Monday, December 13, 2010

Bed of Roses Lamb Tagine


Ingredients

1 1/2 pound of lamb shoulder (or stew meat)

15 prunes pitted

6 dates pitted (optional)

1 big red onion, sliced

2 tbsp of tomato paste

1 teaspoon of brown sugar or agave

1/4 cup of roasted almonds

1 zucchini cut in moon shapes

1/4 cup of pomagranate seeds (optional)

1 tbsp of parsley (optional)

3 tbsp of Morrocan Tagine Spice or :

1 cinnamon stick
1 tbsp of ginger
1 tbsp of saffron
1 tbsp of turmeric

Wash the prunes and cover them with 2 cups of water.  Let them sit. Season the lamb with salt and pepper.  Put olive oil in a dutch oven or Tagine dish and brown  the lamb pieces until the have a nice color. Remove the lamb and fry the spices in the oil for a few seconds then add the copped onion, cook until translucent and add the tomato paste, the brown sugar or the agave.

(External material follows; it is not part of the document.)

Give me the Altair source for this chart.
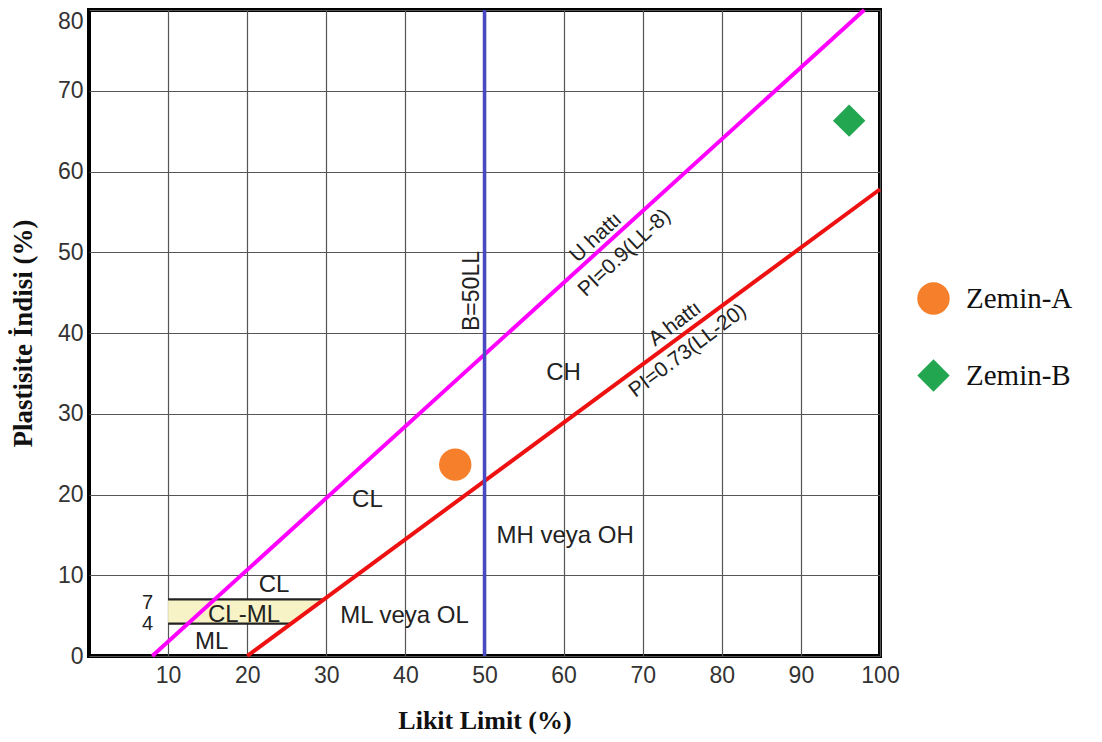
import altair as alt
import pandas as pd

# ---- data ----
u_line_ll = [8, 98]
u_line_pi = [0, 80]
a_line_ll = [20, 100]
a_line_pi = [0, 57.8]
b_line_ll = [50, 50]
b_line_pi = [0, 80]

zone_pi = [4, 7]
zone_ll_from = [10, 10]
zone_ll_to = [25.6, 29.8]

soil_names = ["Zemin-A", "Zemin-B"]
soil_ll = [46.3, 96.1]
soil_pi = [23.7, 66.3]
soil_colors = ["#F57F2A", "#22A650"]
soil_shapes = ["circle", "diamond"]

label_text = ["CL", "CL", "CL-ML", "ML", "ML veya OL", "MH veya OH", "CH"]
label_ll = [35.2, 23.4, 19.6, 15.5, 39.9, 60.2, 60.0]
label_pi = [19.3, 8.8, 5.1, 1.7, 4.9, 14.9, 35.0]

side_text = ["7", "4"]
side_ll = [7.4, 7.4]
side_pi = [6.6, 4.0]

u_text = ["U hattı", "PI=0.9(LL-8)"]
u_text_ll = [64.1, 67.7]
u_text_pi = [51.8, 49.9]

a_text = ["A hattı", "PI=0.73(LL-20)"]
a_text_ll = [74.1, 75.7]
a_text_pi = [41.1, 37.8]

b_text = ["B=50LL"]
b_text_ll = [48.4]
b_text_pi = [45.2]

x_ticks = [10, 20, 30, 40, 50, 60, 70, 80, 90, 100]
y_ticks = [0, 10, 20, 30, 40, 50, 60, 70, 80]

SANS = "Liberation Sans"
SERIF = "Liberation Serif"

xenc = alt.X(
    "ll:Q",
    scale=alt.Scale(domain=[0, 100], nice=False, zero=False),
    axis=alt.Axis(
        values=x_ticks, title="Likit Limit (%)", labelFont=SANS, labelFontSize=23,
        labelColor="#333", labelPadding=8, labelFlush=False,
        titleFont=SERIF, titleFontSize=26, titleFontWeight="bold", titleColor="#111",
        titleY=72, titleBaseline="alphabetic",
    ),
)
yenc = alt.Y(
    "pi:Q",
    scale=alt.Scale(domain=[0, 80], nice=False, zero=False),
    axis=alt.Axis(
        values=y_ticks, title="Plastisite İndisi (%)", labelFont=SANS, labelFontSize=23,
        labelColor="#333", labelPadding=6, labelFlush=False,
        labelBaseline={"condition": {"test": "datum.value == 80", "value": "top"}, "value": "middle"},
        titleFont=SERIF, titleFontSize=27, titleFontWeight="bold", titleColor="#111",
        titleX=-66, titleBaseline="middle",
    ),
)

def df(ll, pi, **extra):
    d = {"ll": ll, "pi": pi}
    d.update(extra)
    return pd.DataFrame(d)

zone_df = pd.DataFrame({"pi": zone_pi, "ll": zone_ll_from, "ll2": zone_ll_to})

zone = alt.Chart(zone_df).mark_area(
    orient="horizontal", color="#F8F3C6"
).encode(y=yenc, x=xenc, x2="ll2:Q")

zone_lines = alt.Chart(zone_df).mark_rule(
    color="#222", strokeWidth=2.2
).encode(y=yenc, x=xenc, x2="ll2:Q")

u_line = alt.Chart(df(u_line_ll, u_line_pi)).mark_line(color="#FF00FF", strokeWidth=4).encode(x=xenc, y=yenc)
a_line = alt.Chart(df(a_line_ll, a_line_pi)).mark_line(color="#EE1111", strokeWidth=4).encode(x=xenc, y=yenc)
b_line = alt.Chart(df(b_line_ll, b_line_pi)).mark_line(color="#4949C4", strokeWidth=3.5).encode(x=xenc, y=yenc)

labels = alt.Chart(df(label_ll, label_pi, t=label_text)).mark_text(
    font=SANS, fontSize=24, color="#222"
).encode(x=xenc, y=yenc, text="t:N")

side_labels = alt.Chart(df(side_ll, side_pi, t=side_text)).mark_text(
    font=SANS, fontSize=20, color="#222"
).encode(x=xenc, y=yenc, text="t:N")

u_labels = alt.Chart(df(u_text_ll, u_text_pi, t=u_text)).mark_text(
    font=SANS, fontSize=21, color="#222", angle=317
).encode(x=xenc, y=yenc, text="t:N")

a_labels = alt.Chart(df(a_text_ll, a_text_pi, t=a_text)).mark_text(
    font=SANS, fontSize=21, color="#222", angle=323
).encode(x=xenc, y=yenc, text="t:N")

b_labels = alt.Chart(df(b_text_ll, b_text_pi, t=b_text)).mark_text(
    font=SANS, fontSize=23, color="#222", angle=270
).encode(x=xenc, y=yenc, text="t:N")

points = alt.Chart(df(soil_ll, soil_pi, name=soil_names)).mark_point(
    filled=True, opacity=1, size=1050
).encode(
    x=xenc, y=yenc,
    color=alt.Color("name:N", scale=alt.Scale(domain=soil_names, range=soil_colors),
                    legend=alt.Legend(
                        title=None, orient="none", legendX=828, legendY=272,
                        labelFont=SERIF, labelFontSize=29, labelColor="#111",
                        symbolSize=1050, symbolOpacity=1, rowPadding=44, labelOffset=16,
                        padding=0, symbolStrokeWidth=0,
                    )),
    shape=alt.Shape("name:N", scale=alt.Scale(domain=soil_names, range=soil_shapes)),
)

chart = alt.layer(
    zone, zone_lines, u_line, a_line, b_line, labels, side_labels,
    u_labels, a_labels, b_labels, points
).properties(
    width=791, height=646,
    autosize=alt.AutoSizeParams(type="none"),
    padding={"left": 81, "top": 2, "right": 214, "bottom": 78},
).configure_view(
    stroke="black", strokeWidth=4
).configure_axis(
    domain=False, ticks=False, grid=True, gridColor="#555", gridWidth=1.2, gridOpacity=1
)

chart.save("out.html", embed_options={"renderer": "svg", "actions": False})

Season with salt and pepper. Take the prunes out of the water and put them aside. Keep the water.  Pour it into the pot, add  the lamb pieces and the cinnamon.  Add more more of needed to cover the meet by 2 inches. Let the meat cook for 1 ½ hours (or however long it takes to cook) on a medium flame. You can also leave it on a low flame and let it cook longer. Add the prunes, zucchini, dates and roasted almonds in the last 15 minutes and season with salt and pepper. Take the vegetables and meat out of the pot and let the sauce reduce by one third. Adjust salt and pepper, serve the meat with sauce over couscous  and decorate with parsley and pomagranate.